ENTRETIEN. L’Algérie et la France sont à la recherche d’un nouveau modèle de partenariat. Le point de vue de l’industriel Kaci Kacem Aït Yala.
Lauréat en 2007 du prix du chef d’entreprise issu de la diversité, Kaci Ait Yalla est président du Forum des chefs d’entreprise International (FCE International) et de la Chambre algérienne de commerce et de l’industrie en France (Caci France). Chevalier de la Légion d’honneur, il est membre de plusieurs organisations patronales. Il s’est confié au Point Afrique.
Le Point Afrique : Avant de parler de l’Algérie, parlons de vous : on vous présente comme l’inventeur de la télévision à écran plat…

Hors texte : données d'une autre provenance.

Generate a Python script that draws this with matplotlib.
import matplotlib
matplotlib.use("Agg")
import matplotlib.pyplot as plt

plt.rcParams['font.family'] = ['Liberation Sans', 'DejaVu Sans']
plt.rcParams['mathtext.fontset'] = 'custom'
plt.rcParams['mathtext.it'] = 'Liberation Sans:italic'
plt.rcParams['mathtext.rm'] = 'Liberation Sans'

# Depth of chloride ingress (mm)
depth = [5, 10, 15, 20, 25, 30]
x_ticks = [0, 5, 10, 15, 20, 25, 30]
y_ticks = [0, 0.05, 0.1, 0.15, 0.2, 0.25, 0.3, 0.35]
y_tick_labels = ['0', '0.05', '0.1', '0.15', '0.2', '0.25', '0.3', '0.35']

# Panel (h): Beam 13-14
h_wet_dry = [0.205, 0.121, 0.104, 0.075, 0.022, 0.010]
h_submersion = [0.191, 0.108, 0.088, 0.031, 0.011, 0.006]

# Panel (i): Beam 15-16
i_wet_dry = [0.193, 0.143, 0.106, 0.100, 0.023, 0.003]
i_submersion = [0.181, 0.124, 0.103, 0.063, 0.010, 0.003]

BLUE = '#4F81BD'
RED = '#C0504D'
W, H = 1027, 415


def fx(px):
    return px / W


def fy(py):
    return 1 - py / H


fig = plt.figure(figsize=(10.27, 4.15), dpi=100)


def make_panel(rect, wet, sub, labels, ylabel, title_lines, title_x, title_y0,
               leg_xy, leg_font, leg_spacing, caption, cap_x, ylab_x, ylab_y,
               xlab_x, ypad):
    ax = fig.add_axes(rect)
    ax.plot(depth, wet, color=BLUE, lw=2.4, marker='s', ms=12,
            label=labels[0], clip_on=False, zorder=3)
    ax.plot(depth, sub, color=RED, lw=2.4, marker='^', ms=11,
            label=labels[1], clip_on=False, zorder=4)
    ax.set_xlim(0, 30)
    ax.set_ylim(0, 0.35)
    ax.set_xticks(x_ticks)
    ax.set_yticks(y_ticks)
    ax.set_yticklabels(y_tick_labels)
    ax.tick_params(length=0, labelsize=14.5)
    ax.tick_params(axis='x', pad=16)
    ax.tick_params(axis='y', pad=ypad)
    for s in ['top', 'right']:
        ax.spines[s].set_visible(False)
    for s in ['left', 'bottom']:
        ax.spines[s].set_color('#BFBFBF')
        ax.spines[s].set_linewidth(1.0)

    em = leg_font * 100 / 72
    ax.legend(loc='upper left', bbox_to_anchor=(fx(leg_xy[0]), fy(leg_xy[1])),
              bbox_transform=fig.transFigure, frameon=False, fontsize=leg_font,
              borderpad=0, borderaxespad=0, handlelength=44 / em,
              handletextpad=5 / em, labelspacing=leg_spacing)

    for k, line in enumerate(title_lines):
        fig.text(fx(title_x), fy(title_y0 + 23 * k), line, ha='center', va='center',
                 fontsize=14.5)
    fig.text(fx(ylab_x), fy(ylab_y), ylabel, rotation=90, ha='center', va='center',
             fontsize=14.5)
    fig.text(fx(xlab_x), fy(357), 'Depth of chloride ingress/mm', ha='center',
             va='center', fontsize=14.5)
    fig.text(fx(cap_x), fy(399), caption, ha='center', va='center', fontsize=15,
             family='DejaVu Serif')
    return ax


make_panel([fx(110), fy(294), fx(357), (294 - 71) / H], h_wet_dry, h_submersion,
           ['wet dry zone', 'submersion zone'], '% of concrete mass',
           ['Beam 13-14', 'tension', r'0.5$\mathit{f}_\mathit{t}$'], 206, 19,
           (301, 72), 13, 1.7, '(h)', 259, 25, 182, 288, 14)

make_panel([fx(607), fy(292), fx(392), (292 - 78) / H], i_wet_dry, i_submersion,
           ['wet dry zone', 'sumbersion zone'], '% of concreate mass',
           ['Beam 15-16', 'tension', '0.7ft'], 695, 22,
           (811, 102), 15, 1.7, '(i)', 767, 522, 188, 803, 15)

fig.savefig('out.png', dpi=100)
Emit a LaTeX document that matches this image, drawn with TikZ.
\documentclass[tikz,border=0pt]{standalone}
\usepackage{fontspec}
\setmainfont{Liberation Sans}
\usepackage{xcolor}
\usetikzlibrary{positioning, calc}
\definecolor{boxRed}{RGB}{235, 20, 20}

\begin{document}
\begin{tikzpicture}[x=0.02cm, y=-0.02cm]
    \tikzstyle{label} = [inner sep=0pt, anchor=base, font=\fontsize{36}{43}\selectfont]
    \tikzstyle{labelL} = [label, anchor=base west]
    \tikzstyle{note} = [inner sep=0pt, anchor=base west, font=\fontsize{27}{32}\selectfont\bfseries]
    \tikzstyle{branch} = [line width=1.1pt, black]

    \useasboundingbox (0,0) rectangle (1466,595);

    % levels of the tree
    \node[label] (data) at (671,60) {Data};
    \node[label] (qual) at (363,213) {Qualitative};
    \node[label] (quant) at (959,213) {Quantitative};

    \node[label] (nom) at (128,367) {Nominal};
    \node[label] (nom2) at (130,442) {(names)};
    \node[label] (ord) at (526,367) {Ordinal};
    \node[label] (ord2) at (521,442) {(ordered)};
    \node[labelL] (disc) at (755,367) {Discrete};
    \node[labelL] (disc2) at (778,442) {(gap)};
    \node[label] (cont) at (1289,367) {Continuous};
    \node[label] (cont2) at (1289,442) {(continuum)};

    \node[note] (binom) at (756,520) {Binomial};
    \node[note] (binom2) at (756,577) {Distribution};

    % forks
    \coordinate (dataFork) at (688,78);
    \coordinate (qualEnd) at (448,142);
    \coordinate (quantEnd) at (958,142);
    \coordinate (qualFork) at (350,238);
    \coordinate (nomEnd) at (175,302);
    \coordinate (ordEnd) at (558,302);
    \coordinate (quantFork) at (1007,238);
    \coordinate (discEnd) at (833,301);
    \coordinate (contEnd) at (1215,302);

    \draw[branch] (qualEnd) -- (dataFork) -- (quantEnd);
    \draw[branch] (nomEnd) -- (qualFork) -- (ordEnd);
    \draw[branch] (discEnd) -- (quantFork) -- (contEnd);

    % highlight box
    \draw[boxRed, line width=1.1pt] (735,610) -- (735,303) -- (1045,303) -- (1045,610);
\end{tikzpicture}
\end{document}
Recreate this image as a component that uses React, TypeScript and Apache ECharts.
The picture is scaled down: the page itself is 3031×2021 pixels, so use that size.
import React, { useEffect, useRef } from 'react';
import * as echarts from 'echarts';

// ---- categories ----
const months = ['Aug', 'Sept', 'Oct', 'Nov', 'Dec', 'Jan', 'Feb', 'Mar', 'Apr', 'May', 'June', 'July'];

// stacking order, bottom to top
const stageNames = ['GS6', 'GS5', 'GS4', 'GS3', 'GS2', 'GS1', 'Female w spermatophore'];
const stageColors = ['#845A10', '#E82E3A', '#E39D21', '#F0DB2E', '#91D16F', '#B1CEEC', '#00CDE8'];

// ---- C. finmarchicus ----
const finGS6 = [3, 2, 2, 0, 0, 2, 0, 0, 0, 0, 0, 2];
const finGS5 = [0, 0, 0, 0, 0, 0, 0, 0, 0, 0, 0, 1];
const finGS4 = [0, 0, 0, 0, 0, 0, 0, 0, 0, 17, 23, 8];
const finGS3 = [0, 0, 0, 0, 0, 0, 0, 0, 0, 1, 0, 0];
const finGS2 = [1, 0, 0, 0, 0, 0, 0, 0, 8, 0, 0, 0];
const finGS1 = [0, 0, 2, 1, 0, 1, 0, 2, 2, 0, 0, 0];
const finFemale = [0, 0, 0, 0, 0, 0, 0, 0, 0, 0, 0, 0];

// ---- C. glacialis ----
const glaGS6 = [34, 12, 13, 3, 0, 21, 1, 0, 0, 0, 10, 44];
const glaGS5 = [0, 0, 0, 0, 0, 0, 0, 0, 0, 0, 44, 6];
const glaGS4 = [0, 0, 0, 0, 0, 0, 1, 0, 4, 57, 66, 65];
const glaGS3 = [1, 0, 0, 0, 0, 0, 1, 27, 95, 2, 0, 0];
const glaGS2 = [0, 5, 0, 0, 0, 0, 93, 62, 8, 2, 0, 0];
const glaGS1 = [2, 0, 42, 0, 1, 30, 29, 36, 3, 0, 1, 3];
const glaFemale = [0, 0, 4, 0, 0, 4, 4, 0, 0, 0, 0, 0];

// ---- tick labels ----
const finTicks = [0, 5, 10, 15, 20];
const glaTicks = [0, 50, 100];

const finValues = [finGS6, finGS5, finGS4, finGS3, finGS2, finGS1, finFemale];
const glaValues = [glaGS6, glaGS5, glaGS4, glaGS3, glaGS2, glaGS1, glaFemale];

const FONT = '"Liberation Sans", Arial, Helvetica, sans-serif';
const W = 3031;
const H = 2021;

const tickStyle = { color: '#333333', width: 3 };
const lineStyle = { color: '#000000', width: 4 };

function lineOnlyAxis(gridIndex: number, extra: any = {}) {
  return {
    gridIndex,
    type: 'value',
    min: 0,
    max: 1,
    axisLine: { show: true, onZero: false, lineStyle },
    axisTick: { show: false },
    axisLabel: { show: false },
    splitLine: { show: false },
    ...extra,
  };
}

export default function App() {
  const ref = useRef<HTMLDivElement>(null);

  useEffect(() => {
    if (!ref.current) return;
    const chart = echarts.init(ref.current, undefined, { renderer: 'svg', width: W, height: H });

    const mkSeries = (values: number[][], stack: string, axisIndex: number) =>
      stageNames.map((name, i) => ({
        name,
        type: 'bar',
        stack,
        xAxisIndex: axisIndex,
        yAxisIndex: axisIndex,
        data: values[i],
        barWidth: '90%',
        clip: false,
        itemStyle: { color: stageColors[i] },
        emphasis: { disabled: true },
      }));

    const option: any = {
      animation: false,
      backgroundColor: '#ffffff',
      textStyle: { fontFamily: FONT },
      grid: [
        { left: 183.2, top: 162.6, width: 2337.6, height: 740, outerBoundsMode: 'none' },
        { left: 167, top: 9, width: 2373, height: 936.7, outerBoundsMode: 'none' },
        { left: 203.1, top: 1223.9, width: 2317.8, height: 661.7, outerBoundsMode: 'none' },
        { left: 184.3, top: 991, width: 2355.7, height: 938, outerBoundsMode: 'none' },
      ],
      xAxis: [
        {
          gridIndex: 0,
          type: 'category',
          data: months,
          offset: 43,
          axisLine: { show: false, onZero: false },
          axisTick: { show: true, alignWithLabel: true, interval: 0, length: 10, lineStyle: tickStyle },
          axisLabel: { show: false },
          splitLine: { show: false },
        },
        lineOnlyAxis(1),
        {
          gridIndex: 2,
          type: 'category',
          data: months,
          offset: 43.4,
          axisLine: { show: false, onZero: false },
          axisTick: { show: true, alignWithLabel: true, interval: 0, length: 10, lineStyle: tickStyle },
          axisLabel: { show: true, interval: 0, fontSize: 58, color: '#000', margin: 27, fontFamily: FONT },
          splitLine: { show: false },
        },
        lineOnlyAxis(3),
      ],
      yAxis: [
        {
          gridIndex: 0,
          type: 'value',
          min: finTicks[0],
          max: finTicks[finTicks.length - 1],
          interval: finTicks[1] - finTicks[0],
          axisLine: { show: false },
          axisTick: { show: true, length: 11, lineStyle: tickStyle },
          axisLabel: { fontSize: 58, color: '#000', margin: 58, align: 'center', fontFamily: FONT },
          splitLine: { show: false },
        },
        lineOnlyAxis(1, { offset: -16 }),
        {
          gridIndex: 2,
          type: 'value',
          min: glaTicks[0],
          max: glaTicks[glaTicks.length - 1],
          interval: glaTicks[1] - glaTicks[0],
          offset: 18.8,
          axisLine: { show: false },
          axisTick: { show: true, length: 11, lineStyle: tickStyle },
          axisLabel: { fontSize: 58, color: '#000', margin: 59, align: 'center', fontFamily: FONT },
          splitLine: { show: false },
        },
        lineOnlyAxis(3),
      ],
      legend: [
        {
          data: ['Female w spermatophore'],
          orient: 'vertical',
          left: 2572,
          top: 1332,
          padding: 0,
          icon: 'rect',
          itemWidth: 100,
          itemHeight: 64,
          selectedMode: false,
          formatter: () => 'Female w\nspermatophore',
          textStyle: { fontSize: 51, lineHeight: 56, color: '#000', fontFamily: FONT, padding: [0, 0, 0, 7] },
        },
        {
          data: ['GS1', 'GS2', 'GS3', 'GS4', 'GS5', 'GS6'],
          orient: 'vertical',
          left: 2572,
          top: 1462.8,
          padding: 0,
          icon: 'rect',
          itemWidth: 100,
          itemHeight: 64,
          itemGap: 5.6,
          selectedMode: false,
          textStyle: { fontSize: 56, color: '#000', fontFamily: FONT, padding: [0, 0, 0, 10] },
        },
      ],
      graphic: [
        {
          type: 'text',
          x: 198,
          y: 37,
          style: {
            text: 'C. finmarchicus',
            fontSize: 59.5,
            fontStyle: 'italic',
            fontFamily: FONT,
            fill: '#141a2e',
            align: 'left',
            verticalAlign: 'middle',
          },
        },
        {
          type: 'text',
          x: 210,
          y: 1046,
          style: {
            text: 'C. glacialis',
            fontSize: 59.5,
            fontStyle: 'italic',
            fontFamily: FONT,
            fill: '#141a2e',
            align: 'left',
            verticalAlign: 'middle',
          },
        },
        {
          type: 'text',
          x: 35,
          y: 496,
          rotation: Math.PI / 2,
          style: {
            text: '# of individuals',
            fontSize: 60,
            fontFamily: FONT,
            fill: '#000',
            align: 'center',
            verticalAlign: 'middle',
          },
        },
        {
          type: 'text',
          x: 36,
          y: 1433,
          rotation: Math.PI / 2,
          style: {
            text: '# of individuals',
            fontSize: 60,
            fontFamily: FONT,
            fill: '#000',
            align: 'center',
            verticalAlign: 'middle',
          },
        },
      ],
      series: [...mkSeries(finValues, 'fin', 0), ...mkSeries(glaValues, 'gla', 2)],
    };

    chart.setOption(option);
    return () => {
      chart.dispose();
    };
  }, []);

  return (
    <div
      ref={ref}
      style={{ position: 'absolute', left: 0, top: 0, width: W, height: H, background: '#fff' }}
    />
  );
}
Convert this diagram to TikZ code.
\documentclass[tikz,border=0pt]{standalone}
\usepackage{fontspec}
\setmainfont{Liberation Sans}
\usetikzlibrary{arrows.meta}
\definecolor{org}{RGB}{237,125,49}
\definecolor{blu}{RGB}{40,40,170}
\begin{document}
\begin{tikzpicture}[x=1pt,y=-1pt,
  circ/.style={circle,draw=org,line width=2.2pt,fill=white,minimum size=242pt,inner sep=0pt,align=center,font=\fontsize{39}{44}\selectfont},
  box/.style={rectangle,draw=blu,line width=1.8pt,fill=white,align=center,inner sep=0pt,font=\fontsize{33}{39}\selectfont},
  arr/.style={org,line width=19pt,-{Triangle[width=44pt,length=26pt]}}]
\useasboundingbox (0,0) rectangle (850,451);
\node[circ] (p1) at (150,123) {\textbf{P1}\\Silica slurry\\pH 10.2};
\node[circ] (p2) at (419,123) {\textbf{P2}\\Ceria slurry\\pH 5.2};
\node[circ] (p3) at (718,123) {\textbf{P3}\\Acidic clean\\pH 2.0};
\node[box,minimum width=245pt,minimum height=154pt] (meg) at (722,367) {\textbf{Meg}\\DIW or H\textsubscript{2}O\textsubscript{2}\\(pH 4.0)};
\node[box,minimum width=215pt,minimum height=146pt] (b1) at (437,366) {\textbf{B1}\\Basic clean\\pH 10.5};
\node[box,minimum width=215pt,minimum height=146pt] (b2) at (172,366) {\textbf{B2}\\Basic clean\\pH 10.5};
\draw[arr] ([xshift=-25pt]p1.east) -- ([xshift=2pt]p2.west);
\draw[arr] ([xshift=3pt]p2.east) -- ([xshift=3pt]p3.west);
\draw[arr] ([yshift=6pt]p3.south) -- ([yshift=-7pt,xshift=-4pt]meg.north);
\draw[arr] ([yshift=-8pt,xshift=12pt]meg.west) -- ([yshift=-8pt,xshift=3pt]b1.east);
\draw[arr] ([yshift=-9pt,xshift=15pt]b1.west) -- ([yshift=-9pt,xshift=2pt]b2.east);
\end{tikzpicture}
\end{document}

Ingénieur en électronique de formation, j’ai débuté ma carrière en qualité de responsable R&D dans un grand groupe européen avant de créer le Groupe K&S, première entreprise à avoir affiché une image de télévision sur un écran plat. Ce groupe comprend plusieurs sociétés en Europe et en Algérie. J’ai également été le premier Algérien à introduire une société en Bourse sur le marché réglementé d’Euronext Paris. En fin de carrière, je mets mon expérience au service d’autres entrepreneurs, notamment ceux de la diaspora algérienne.
Lors d’un récent forum à Paris, vous avez invité la diaspora algérienne, soit plus de 5 millions de personnes, selon vous, à investir en Algérie. L’environnement local est-il prêt à les accueillir ?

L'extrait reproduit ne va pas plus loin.